§ Required work
Pictures excluded, return the lines below from the first through the line holding "import plotly.graph_objects as go".

§ Given material
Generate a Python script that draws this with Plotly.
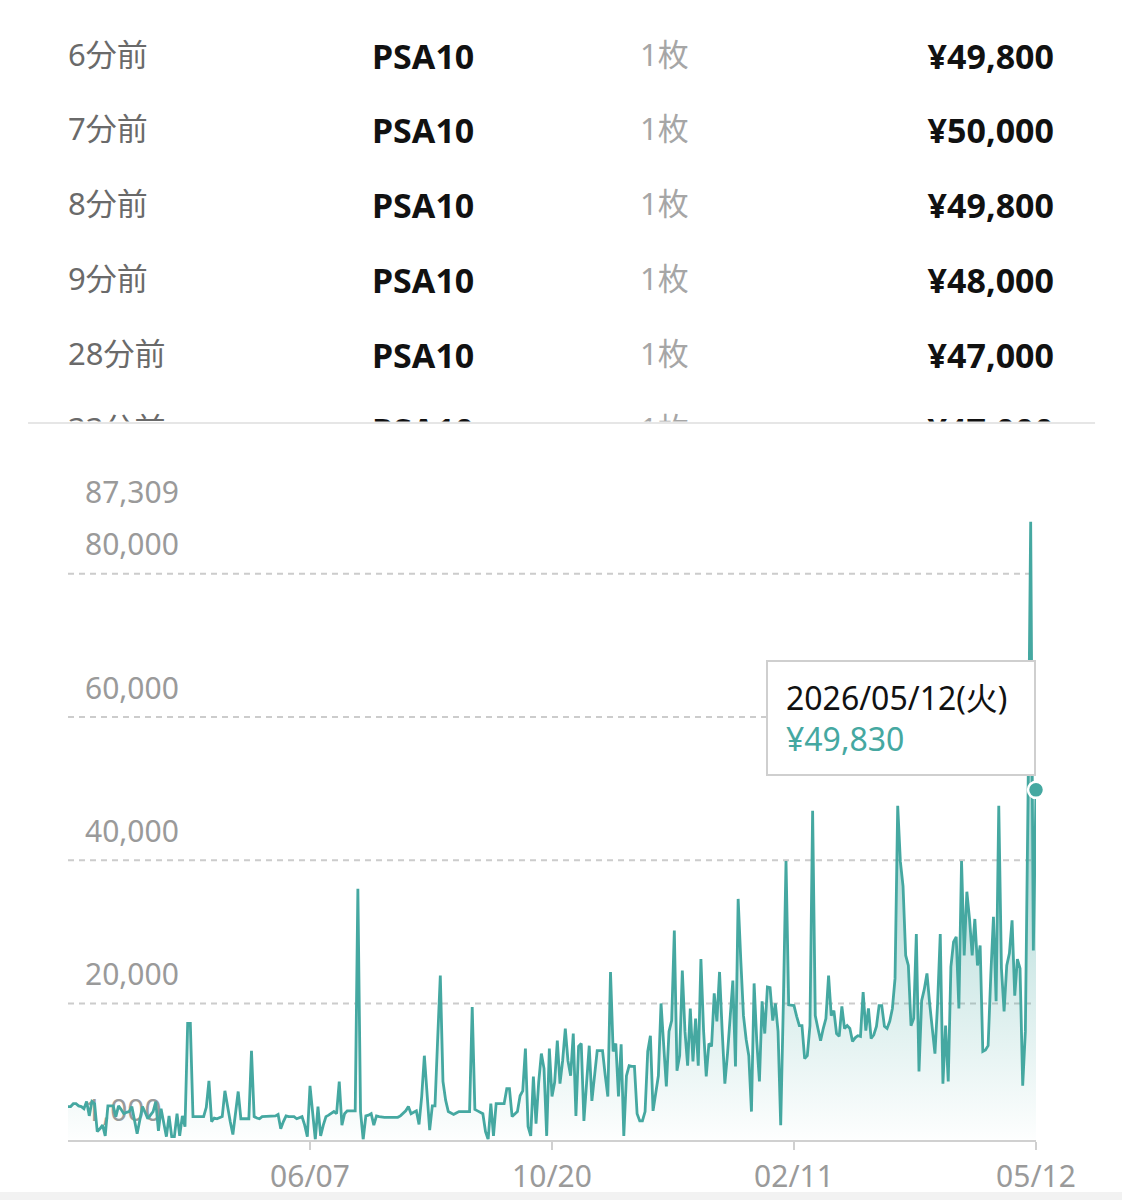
import plotly.graph_objects as go

# ---------------- recent sales table ----------------
ago = ["6分前", "7分前", "8分前", "9分前", "28分前", "33分前"]
grade = ["PSA10", "PSA10", "PSA10", "PSA10", "PSA10", "PSA10"]
qty = ["1枚", "1枚", "1枚", "1枚", "1枚", "1枚"]
price = ["¥49,800", "¥50,000", "¥49,800", "¥48,000", "¥47,000", "¥47,000"]

# ---------------- price history (one value per sale day, category axis) ----------------
values = [
    5600, 5600, 6000, 6000, 5700, 5600, 5300, 6300, 4300, 6300,
    6000, 2100, 2500, 3000, 1500, 5700, 5700, 5700, 4200, 5700,
    5200, 4600, 4800, 4900, 5600, 3700, 1800, 3700, 5600, 4800,
    3900, 4400, 4900, 6300, 2200, 5300, 3500, 1400, 4300, 1400,
    1400, 4600, 1500, 4300, 2800, 17200, 17200, 4200, 4200, 4200,
    4200, 4200, 5500, 9200, 3500, 4000, 3900, 4100, 4200, 7800,
    5300, 3500, 1700, 5000, 7700, 3900, 3900, 3900, 3900, 13400,
    4200, 4000, 3900, 4200, 4200, 4200, 4200, 4200, 4300, 4500,
    2500, 3500, 4300, 4200, 4200, 4200, 3900, 4000, 4200, 3000,
    1400, 8500, 5000, 1000, 5600, 1500, 3000, 4200, 4400, 4700,
    4900, 4600, 9100, 3000, 4600, 5000, 5000, 5000, 5000, 36000,
    4900, 1000, 4300, 4400, 4600, 3000, 4300, 4200, 4100, 4100,
    4100, 4100, 4100, 4100, 4100, 4300, 4600, 5000, 5600, 4600,
    4800, 5000, 3100, 7000, 12700, 7000, 2300, 5700, 5700, 15000,
    23900, 9100, 6500, 4900, 4700, 4500, 4700, 4900, 4900, 4900,
    4900, 4900, 19500, 5200, 5000, 4800, 4600, 2100, 1000, 6000,
    1500, 6000, 6000, 6000, 6000, 8100, 8100, 4200, 4500, 4900,
    7100, 7800, 13700, 2800, 1500, 9800, 3200, 9000, 13000, 10900,
    1500, 13700, 7000, 9000, 14800, 8800, 12000, 16500, 12000, 9900,
    15800, 4300, 14000, 14400, 3600, 9000, 14100, 6400, 10000, 13400,
    13400, 13400, 10000, 7000, 24400, 13300, 14400, 7000, 14300, 1500,
    9900, 11300, 11200, 11200, 4600, 3600, 3600, 4900, 13300, 15500,
    5000, 7700, 9900, 20000, 14000, 8400, 16100, 17600, 30200, 10600,
    12700, 24600, 16100, 11300, 19300, 11900, 17900, 11300, 26200, 16200,
    9800, 14400, 14000, 21400, 17500, 24400, 16100, 8800, 13000, 18000,
    23200, 11200, 34600, 26000, 18300, 15000, 12700, 4900, 22800, 14700,
    9100, 20300, 15800, 22300, 22200, 17600, 20000, 16100, 3000, 20000,
    39900, 19800, 19700, 19700, 18200, 16900, 16900, 12300, 12700, 16900,
    46900, 18300, 16500, 14800, 16500, 17900, 23900, 18300, 19000, 15800,
    15400, 19600, 16500, 16900, 16500, 14700, 15200, 15500, 15400, 21600,
    16200, 19300, 15100, 15600, 16800, 19700, 19700, 16800, 16500, 17500,
    19300, 23500, 47600, 39800, 36400, 26700, 25300, 16900, 17900, 29700,
    10500, 20400, 22000, 24200, 20000, 16000, 13000, 20000, 29700, 8800,
    16900, 9100, 25100, 28600, 29300, 19300, 39900, 26700, 35600, 31800,
    26700, 31800, 25300, 28100, 13300, 13500, 14100, 23900, 32100, 20300,
    47600, 24900, 18900, 25300, 27000, 31600, 21100, 26200, 24900, 8500,
    16100, 48600, 87309, 27400, 49830,
]
tick_idx = [91, 182, 273, 364]
tick_labels = ["06/07", "10/20", "02/11", "05/12"]
grid_vals = [20000, 40000, 60000, 80000]
last_date = "2026/05/12(火)"

TEAL = "#45a8a1"
GRID = "#cccccc"
LABEL = "#9a9a9a"
FONT = "Noto Sans, Noto Sans CJK JP"

n = len(values)
x_idx = list(range(n))
y_min, y_max = min(values), max(values)
ytick_vals = [y_min] + grid_vals + [y_max]
ytick_text = [f"{v:,}" for v in ytick_vals]

W, H = 1122, 1200


def plain(s):
    return "<span>" + s + "</span>"


def bold(s):
    return "<b>" + s + "</b>"


fig = go.Figure()

# table (header row = first sale so that all rows look identical); the 6th row is cut by the domain
col_colors = ["#ffffff", "#6a6a6a", "#111111", "#a6a6a6", "#111111", "#ffffff"]
col_sizes = [31, 31, 34, 31, 34, 31]
aligns = ["left", "left", "left", "left", "right", "left"]
ROW_H = 74.8
fig.add_trace(go.Table(
    domain=dict(x=[0, 1], y=[1 - 422 / H, 1 - 24.5 / H]),
    columnwidth=[60, 304, 268, 218, 212, 60],
    header=dict(
        values=[plain(""), plain(ago[0]), bold(grade[0]), plain(qty[0]), bold(price[0]), plain("")],
        height=ROW_H, fill_color="white", line_color="white", align=aligns,
        font=dict(family=FONT, size=col_sizes, color=col_colors),
    ),
    cells=dict(
        values=[[plain("")] * (len(ago) - 1), [plain(a) for a in ago[1:]],
                [bold(g) for g in grade[1:]], [plain(q) for q in qty[1:]],
                [bold(p) for p in price[1:]], [plain("")] * (len(ago) - 1)],
        height=ROW_H, fill_color="white", line_color="white", align=aligns,
        font=dict(family=FONT, size=col_sizes, color=col_colors),
    ),
))

# price line with gradient area
fig.add_trace(go.Scatter(
    x=x_idx, y=values, mode="lines",
    line=dict(color=TEAL, width=2.8),
    fill="tozeroy",
    fillgradient=dict(type="vertical",
                      colorscale=[[0, "rgba(69,168,161,0.0)"], [1, "rgba(69,168,161,0.85)"]]),
    hoverinfo="skip", showlegend=False,
))

# selected (latest) point
fig.add_trace(go.Scatter(
    x=[x_idx[-1]], y=[values[-1]], mode="markers",
    marker=dict(size=16, color=TEAL, line=dict(color="white", width=2.5)),
    cliponaxis=False, hoverinfo="skip", showlegend=False,
))

shapes = []
for g in grid_vals:
    shapes.append(dict(type="line", xref="x domain", x0=0, x1=1, yref="y", y0=g, y1=g,
                       line=dict(color=GRID, width=2, dash="6px,5px"), layer="below"))
shapes.append(dict(type="line", xref="paper", x0=0.025, x1=0.976, yref="paper",
                   y0=1 - 423 / H, y1=1 - 423 / H, line=dict(color="#e6e6e6", width=2)))
shapes.append(dict(type="rect", xref="paper", x0=0, x1=1, yref="paper", y0=0, y1=8 / H,
                   fillcolor="#f2f2f2", line=dict(width=0), layer="below"))

fig.add_annotation(
    x=x_idx[-1], y=values[-1], xref="x", yref="y",
    text=f"{last_date}<br><span style='color:{TEAL}'>¥{values[-1]:,}</span>",
    showarrow=False, xanchor="right", yanchor="bottom", yshift=14,
    align="left", valign="middle",
    bgcolor="white", bordercolor="#cfcfcf", borderwidth=2, borderpad=18,
    width=230, height=76,
    font=dict(family=FONT, size=32, color="#111111"),
)

fig.update_layout(
    width=W, height=H,
    margin=dict(l=0, r=0, t=0, b=0, autoexpand=False),
    paper_bgcolor="white", plot_bgcolor="white",
    showlegend=False,
    shapes=shapes,
    xaxis=dict(
        domain=[68 / W, 1036 / W], range=[0, n - 1], automargin=False,
        tickmode="array", tickvals=tick_idx, ticktext=tick_labels,
        ticks="outside", ticklen=8, tickwidth=2, tickcolor="#d0d0d0",
        showline=True, linecolor="#d0d0d0", linewidth=2,
        showgrid=False, zeroline=False,
        tickfont=dict(family=FONT, size=30, color=LABEL),
        ticklabelstandoff=1,
    ),
    yaxis=dict(
        domain=[(H - 1139.5) / H, (H - 521.5) / H], range=[y_min, y_max], automargin=False,
        tickmode="array", tickvals=ytick_vals, ticktext=ytick_text,
        ticks="", showgrid=False, zeroline=False, showline=False,
        ticklabelposition="inside", ticklabeloverflow="allow",
        ticklabelshift=-29, ticklabelstandoff=14,
        tickfont=dict(family=FONT, size=30, color=LABEL),
        layer="below traces",
    ),
)

# page without the browser's default body margin, so the 1122x1200 figure fills the window exactly
fig.write_html("out.html", config={"displayModeBar": False},
               post_script="document.body.style.margin='0px';")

§ Expected output
Generate a Python script that draws this with Plotly.
import plotly.graph_objects as go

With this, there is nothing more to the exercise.